〜大庭綾香は死んだ〜
目の前にいる綾香が告げた内容に結奈の理解は追い付いていなかった。続けて綾香はこう述べた。
「目の前に生きてるっちゅうのにな!ハハハ!まあ、所謂スピリチュアル的に精神的に死んだという意味!アタシの親か、それとも誰かの意図でこの治療に至ったと考えるべきやろ。だから結奈ちゃん。」
綾香は結奈の両肩をそっと掴んだ。
「アタシ記憶無くして性格も多分激変してるからな、そんなん親友呼ぶのは無理あるやろ。だから結奈ちゃんが縁切る言うてもアタシは構わっ!て!ええ!?」
結奈は綾香を抱きしめ、その直後に泣きじゃくった。
「私をちゃん付けなんて小学校以来だけど・・・何でもいい!!綾香が立ち直ってくれたならもうそれで十分!あと、簡単に絶縁とかそんな言葉出すなあ!馬鹿かよおおお!?」
綾香はここで初めて緊張が解け、頬が弛んだ。
「フ・・・アタシを馬鹿呼ばわりか・・・まだまだやなアタシも。」
数分経過し結奈が落ち着くと綾香は瞬く間に補給を済ませ自身の身支度も整えた。
「ふー、濡れタオルで髪と身体拭いただけやけど随分マシやな。服も教科書でしか見たこと無いような人民服やけどボロボロの寝間着で走るよりはマシやもんな。化粧もその辺に転がってた物があったからやってみたんやけどどや?」
結奈は僅か数分で身支度を整えた綾香の行動力と綾香の姿そのものに驚いた。
「綾香、化粧の感じ変わったね。まあ、元々化粧はいつも光の速さでやってたけどね。

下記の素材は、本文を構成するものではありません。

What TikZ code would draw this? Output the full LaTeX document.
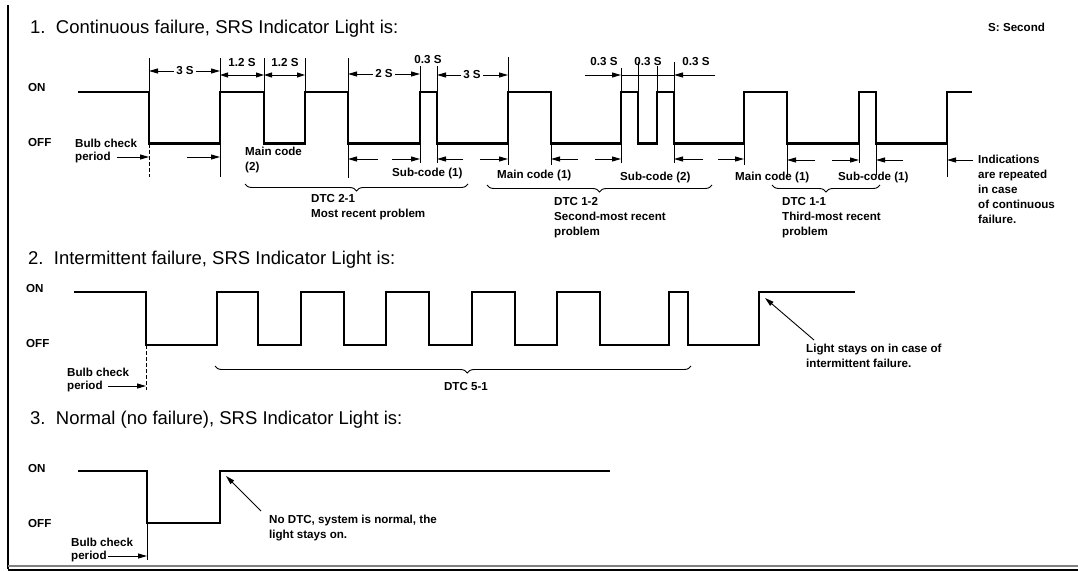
\documentclass[tikz,border=0pt]{standalone}
\usepackage{fontspec}
\setmainfont{Liberation Sans}
\usetikzlibrary{arrows.meta,decorations.pathreplacing}
\begin{document}
\begin{tikzpicture}[x=1pt,y=-1pt,
  wave/.style={line width=2.8pt, line join=miter},
  tk/.style={line width=0.9pt},
  dashtk/.style={line width=0.9pt, dash pattern=on 4pt off 2pt},
  dimar/.style={line width=0.9pt, {Triangle[length=8pt,width=5pt]}-{Triangle[length=8pt,width=5pt]}},
  arr/.style={line width=0.9pt, -{Triangle[length=9pt,width=5pt]}},
  ttl/.style={font=\fontsize{18.5}{22}\selectfont, anchor=west, inner sep=0pt},
  lbl/.style={font=\fontsize{11.6}{15}\selectfont\bfseries, anchor=west, inner sep=0pt, align=left},
  dl/.style={font=\fontsize{11.6}{15}\selectfont\bfseries, fill=white, inner sep=2pt},
  brc/.style={decorate, decoration={brace, mirror, amplitude=7pt}, line width=0.9pt},
]
\useasboundingbox (0,0) rectangle (1078,570);
% frame
\draw[line width=2.8pt] (8,5) -- (8,569);
\draw[line width=1.5pt, gray] (8,566) -- (1078,566);
\draw[line width=2pt] (8,569.5) -- (1078,569.5);

% ---------------- Section 1
\node[ttl] (t1) at (30,29) {1.\ \ Continuous failure, SRS Indicator Light is:};
\node[lbl] (sec) at (988,27) {S: Second};
\node[lbl] (on1) at (28,88) {ON};
\node[lbl] (off1) at (28,143) {OFF};
\draw[wave] (78,92) -- (149,92) -- (149,143.5) -- (220,143.5) -- (220,92) -- (264,92) -- (264,143.5)
  -- (305,143.5) -- (305,92) -- (348,92) -- (348,143.5) -- (420,143.5) -- (420,92) -- (437,92)
  -- (437,143.5) -- (508,143.5) -- (508,92) -- (551,92) -- (551,143.5) -- (621,143.5) -- (621,92)
  -- (638,92) -- (638,143.5) -- (657,143.5) -- (657,92) -- (674,92) -- (674,143.5) -- (744,143.5)
  -- (744,92) -- (787,92) -- (787,143.5) -- (859,143.5) -- (859,92) -- (876,92) -- (876,143.5)
  -- (947,143.5) -- (947,92) -- (972,92);
% ticks above
\foreach \x/\t in {149/58,220/58,264/58,305/58,348/58,420/66,437/66,508/57,621/68,638/62,657/66,674/62}
  \draw[tk] (\x,\t) -- (\x,92);
% ticks below
\draw[dashtk] (149,143.5) -- (149,177);
\foreach \x/\b in {220/177,348/178,420/163,437/163,508/165,551/165,621/163,674/163,744/165,787/177,859/163,876/175,947/177}
  \draw[tk] (\x,143.5) -- (\x,\b);
% dimensions
\node[dl] (d1) at (185,71) {3 S};
\draw[arr] (d1.west) -- (149,71); \draw[arr] (d1.east) -- (220,71);
\draw[dimar] (220,75) -- (264,75);
\draw[dimar] (264,75) -- (305,75);
\node[lbl, anchor=center] (d2a) at (242,63) {1.2 S};
\node[lbl, anchor=center] (d2b) at (285,63) {1.2 S};
\node[dl] (d3) at (384,74) {2 S};
\draw[arr] (d3.west) -- (348,74); \draw[arr] (d3.east) -- (420,74);
\node[lbl, anchor=center] (d4) at (428,60) {0.3 S};
\node[dl] (d5) at (472,75) {3 S};
\draw[arr] (d5.west) -- (437,75); \draw[arr] (d5.east) -- (508,75);
\node[lbl, anchor=center] (d6) at (604,62) {0.3 S};
\node[lbl, anchor=center] (d7) at (648,62) {0.3 S};
\node[lbl, anchor=center] (d8) at (696,62) {0.3 S};
\draw[arr] (585,75) -- (621,75);
\draw[tk] (621,75) -- (674,75);
\draw[arr] (715,75) -- (674,75);
% arrows under
\node[lbl] (bc1) at (75,143) {Bulb check};
\node[lbl] (bp1) at (75,157) {period};
\draw[arr] (117,157) -- (149,157);
\draw[arr] (187,157) -- (220,157);
\foreach \a/\b in {378/348,392/420,463/437,480/508,578/551,595/621,703/674,718/744}
  \draw[arr] (\a,159) -- (\b,159);
\foreach \a/\b in {815/787,832/859,903/876,973/947}
  \draw[arr] (\a,160) -- (\b,160);
\node[lbl, anchor=north west] (mc2) at (245,147) {Main code\\(2)};
\node[lbl] (sc1) at (392,173) {Sub-code (1)};
\node[lbl] (mc1) at (497,175) {Main code (1)};
\node[lbl] (sc2) at (620,177) {Sub-code (2)};
\node[lbl] (mc1b) at (735,177) {Main code (1)};
\node[lbl] (sc1b) at (838,177) {Sub-code (1)};
\node[lbl, anchor=north west] (ind) at (978,155) {Indications\\are repeated\\in case\\of continuous\\failure.};
% braces
\draw[brc] (245,184) -- (468,184);
\draw[brc] (487,185) -- (712,185);
\draw[brc] (772,185) -- (880,185);
\node[lbl, anchor=north west] (dtc21) at (311,194) {DTC 2-1\\Most recent problem};
\node[lbl, anchor=north west] (dtc12) at (554,197) {DTC 1-2\\Second-most recent\\problem};
\node[lbl, anchor=north west] (dtc11) at (782,197) {DTC 1-1\\Third-most recent\\problem};

% ---------------- Section 2
\node[ttl] (t2) at (28,260) {2.\ \ Intermittent failure, SRS Indicator Light is:};
\node[lbl] (on2) at (26,289) {ON};
\node[lbl] (off2) at (26,344) {OFF};
\draw[wave] (74,292) -- (146,292) -- (146,345) -- (217,345) -- (217,292) -- (258,292) -- (258,345)
  -- (301,345) -- (301,292) -- (344,292) -- (344,345) -- (386,345) -- (386,292) -- (429,292)
  -- (429,345) -- (472,345) -- (472,292) -- (515,292) -- (515,345) -- (557,345) -- (557,292)
  -- (600,292) -- (600,345) -- (669,345) -- (669,292) -- (688,292) -- (688,345) -- (759,345)
  -- (759,292) -- (855,292);
\draw[dashtk] (146,345) -- (146,390);
\node[lbl] (bc2) at (67,372) {Bulb check};
\node[lbl] (bp2) at (67,386) {period};
\draw[arr] (108,386) -- (146,386);
\draw[decorate, decoration={brace, mirror, amplitude=7pt, aspect=0.53}, line width=0.9pt] (215,366) -- (691,366);
\node[lbl, anchor=center] (dtc51) at (466,387) {DTC 5-1};
\node[lbl, anchor=north west] (ls) at (806,344) {Light stays on in case of\\intermittent failure.};
\draw[arr] (814,340) -- (765,298);

% ---------------- Section 3
\node[ttl] (t3) at (30,420) {3.\ \ Normal (no failure), SRS Indicator Light is:};
\node[lbl] (on3) at (28,468) {ON};
\node[lbl] (off3) at (28,523) {OFF};
\draw[wave] (78,471) -- (147,471) -- (147,523) -- (220,523) -- (220,471) -- (610,471);
\draw[tk] (147,523) -- (147,560);
\node[lbl] (bc3) at (71,542) {Bulb check};
\node[lbl] (bp3) at (71,556) {period};
\draw[arr] (108,556) -- (147,556);
\node[lbl, anchor=north west] (nd) at (269,515) {No DTC, system is normal, the\\light stays on.};
\draw[arr] (261,511) -- (226,476);
\end{tikzpicture}
\end{document}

いいと思う!なんか人間に戻った感じ!前は完全に妖怪だったもん!」
二人はケラケラ笑いあった。
「前のアタシどんだけやばいねん!結奈ちゃんお手洗いは大丈夫?そろそろここを出るよ!」
綾香は表情を再び引き締め荷物を抱えてシェルターの奥へ向かった。
「あ、綾香?そっち出口じゃないよ?」
「せやねん、と言うわけで結奈ちゃんに重大任務を授けまーす!!」
怪訝な表情を浮かべる結奈に綾香は無邪気な表情で返した。